Pike’s CV is key to understanding where he thinks the RSC should be heading.  

To start, he says, the RSC needs to engage industry more effectively. ’There is a bit of a mismatch,’ he warns. ’Most of our members [official estimates vary around the 50 per cent mark] are in industry, but the majority of the members on the various boards, and the interactions we have, are typically in academia.’  

There are opportunities to be had, he says: ’By engaging industry more effectively you get to understand its needs, its policy requirements, and the direction in which industry is going.’ 

Energy is clearly high on Pike’s agenda, as is a desire to formalise the RSC’s international strategy. 

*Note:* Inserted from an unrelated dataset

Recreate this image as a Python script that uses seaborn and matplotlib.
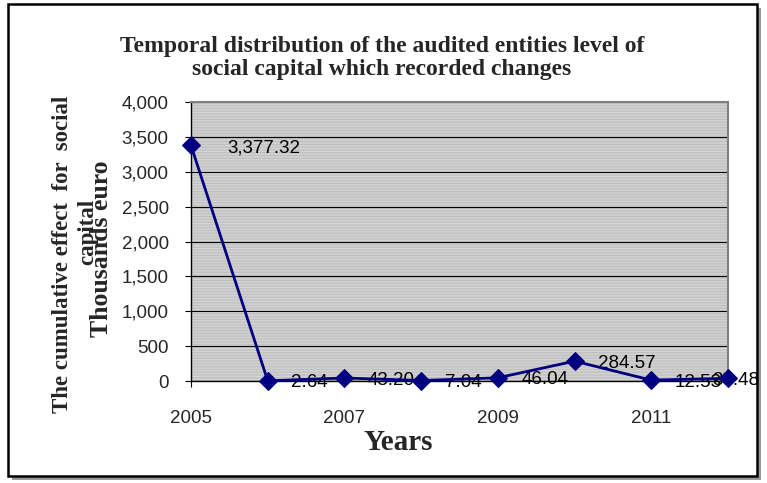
import pandas as pd
import seaborn as sns
import matplotlib.pyplot as plt
from matplotlib.patches import Rectangle
from matplotlib.ticker import FuncFormatter

years = [2005, 2006, 2007, 2008, 2009, 2010, 2011, 2012]
values = [3377.32, 2.64, 43.20, 7.04, 46.04, 284.57, 12.53, 38.48]
tick_years = [2005, 2007, 2009, 2011]
y_ticks = [0, 500, 1000, 1500, 2000, 2500, 3000, 3500, 4000]

data = pd.DataFrame({'year': years, 'value': values})

sns.set_style("white")
plt.rcParams['font.family'] = ['Liberation Sans', 'DejaVu Sans']

fig = plt.figure(figsize=(7.67, 4.83), dpi=100)
ax = fig.add_axes([191/767, 1 - 381/483, (728 - 191)/767, (381 - 102)/483])

# outer chart frame with shadow
fig.patches.append(Rectangle((12/767, 3/483), 749/767, 472/483, transform=fig.transFigure,
                             facecolor='#9a9a9a', edgecolor='none', zorder=-2))
fig.patches.append(Rectangle((8/767, 7/483), 749/767, 472/483, transform=fig.transFigure,
                             facecolor='white', edgecolor='black', linewidth=1.8, zorder=-1))

# striped gray plot area
ax.set_facecolor('#c0c0c0')
ax.patch.set_edgecolor('#d4d4d4')
ax.patch.set_hatch('------')
ax.patch.set_linewidth(0)

sns.lineplot(data=data, x='year', y='value', ax=ax, color='#000080', marker='D',
             markersize=9, markeredgecolor='#000080', linewidth=2, zorder=5, clip_on=False)

# data labels (first pushed right, last pulled back inside like the original)
offsets = [26, 17, 17, 17, 17, 17, 17, -11]
for yr, v, dx in zip(years, values, offsets):
    ax.annotate(f"{v:,.2f}", (yr, v), xytext=(dx, -1.5), textcoords='offset points',
                ha='left', va='center', fontsize=13.5, color='black', zorder=4,
                annotation_clip=False)

ax.set_xlim(2005, 2012)
ax.set_ylim(0, 4000)
ax.set_xticks(tick_years)
ax.set_yticks(y_ticks)
ax.yaxis.set_major_formatter(FuncFormatter(lambda v, p: f"{v:,.0f}"))
ax.tick_params(axis='both', labelsize=13.5, length=4, direction='out', color='black',
               left=True, bottom=True)
ax.tick_params(axis='y', pad=12)
ax.tick_params(axis='x', pad=17)
ax.grid(axis='y', color='black', linewidth=0.8)
ax.set_axisbelow(True)
for side in ['top', 'right']:
    ax.spines[side].set_color('#808080')
    ax.spines[side].set_linewidth(1.5)
for side in ['left', 'bottom']:
    ax.spines[side].set_color('black')
    ax.spines[side].set_linewidth(1)

ax.set_xlabel("")
ax.set_ylabel("")
fig.text(382/767, 1 - 58/483, "Temporal distribution of the audited entities level of\nsocial capital which recorded changes",
         ha='center', va='center', fontsize=17, fontweight='bold', family='Liberation Serif',
         linespacing=1.15)
fig.text(398/767, 1 - 443/483, "Years", ha='center', va='center', fontsize=21,
         fontweight='bold', family='Liberation Serif')
fig.text(63/767, 1 - 254/483, "The cumulative effect  for  social", ha='center', va='center',
         rotation=90, fontsize=16.5, fontweight='bold', family='Liberation Serif')
fig.text(88/767, 1 - 232/483, "capital", ha='center', va='center',
         rotation=90, fontsize=16.5, fontweight='bold', family='Liberation Serif')
fig.text(101/767, 1 - 249/483, "Thousands euro", ha='center', va='center',
         rotation=90, fontsize=18.5, fontweight='bold', family='Liberation Serif')

plt.savefig("out.png", dpi=100)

Before joining the RSC, Pike spent six years with Gaffney, Cline and Associates, an independent, international advisory firm focused on providing integrated technical and managerial advisory services to all sectors of the oil and gas industry.  

While there, and among many other responsibilities worldwide, he helped governments in Turkmenistan and Saudi Arabia develop regulatory systems; led teams auditing management processes and systems on behalf of the Angolan state oil company; and assisted the Kuwait Petroleum Corporation on technical, fiscal, operational and contractual matters associated with $7 billion (?4 billion) expansion of its northern oil fields bordering Iraq. 

Estimating oil reserves 

The role the RSC can play overseas should not be underestimated, says Pike.’We need to think how we play it,’ he says. China and India are an obvious focus, but the oil and gas industry is not in decline just yet. ’The Middle East will become more important, even for the RSC.’ 

Fossil fuels are likely to be in considerable abundance for a lot longer than commonly thought, says Pike. ’The oil industry knows that, but the man in the street doesn’t.’ 

People take merely the sum of proven reserves of the world to project what’s going to happen, he says. ’And that’s completely wrong,’ he insists. ’It’s wrong because all these numbers are probabilistic and you just can’t add them up. The real figure, even for proven reserves, may be twice as much.’ 

Getting it wrong could have far-reaching effects. ’If we don’t even understand the numbers, and we don’t have enough people asking the right questions, then we’re going to be somewhat constrained in delivering the best solutions,’ says Pike. 

’That’s really where I’m coming from, and it links in with the need for more effective education in schools,’ he says. ’Kids need to be taught not only about the sciences, but also the ability to challenge numbers: where do these numbers come from and is it correct merely to add them up?’ 

Pike’s concern is that, since there is much more oil and gas than people think, the demand on the atmosphere is going to be much greater. ’We need to think about carbon capture in a far more urgent and dramatic way,’ he warns. 

Fossil fuels and the hydrogen economy 

Pike envisages a future where oil could be burnt where it is drilled, and CO2 captured and buried in the hole the fuel came from. Then the oil, or certainly gas, could be converted to hydrogen. 

’If you didn’t use that process, you could burn the oil and gas and generate electricity and electrolyse water to get hydrogen,’ he adds. ’So you could envisage a hydrogen economy, with hydrogen as the traded commodity even though it comes from fossil fuels, and therefore the Middle East would still be an important place to be. Even if we don’t see the Middle East as a major opportunity right now, it will be there waiting over the horizon.’ 

Such solutions clearly rely on input from cutting-edge chemists and chemistry. 

No small goal 

’It’s almost as though, because there isn’t enough knowledge of the chemical sciences, there aren’t enough people asking the right questions to challenge what’s going on,’ says Pike. ’And so we drift towards certain solutions that are not in the best interests of the planet.’ 

Pike says his overarching goal for the RSC is to raise the profile of chemistry and the RSC with both the public and decision makers - in government, industry and academia. ’We need to do that by delivering things that actually do bring about change,’ he says. ’Giving insight where perhaps there’s been some complacency in the past.’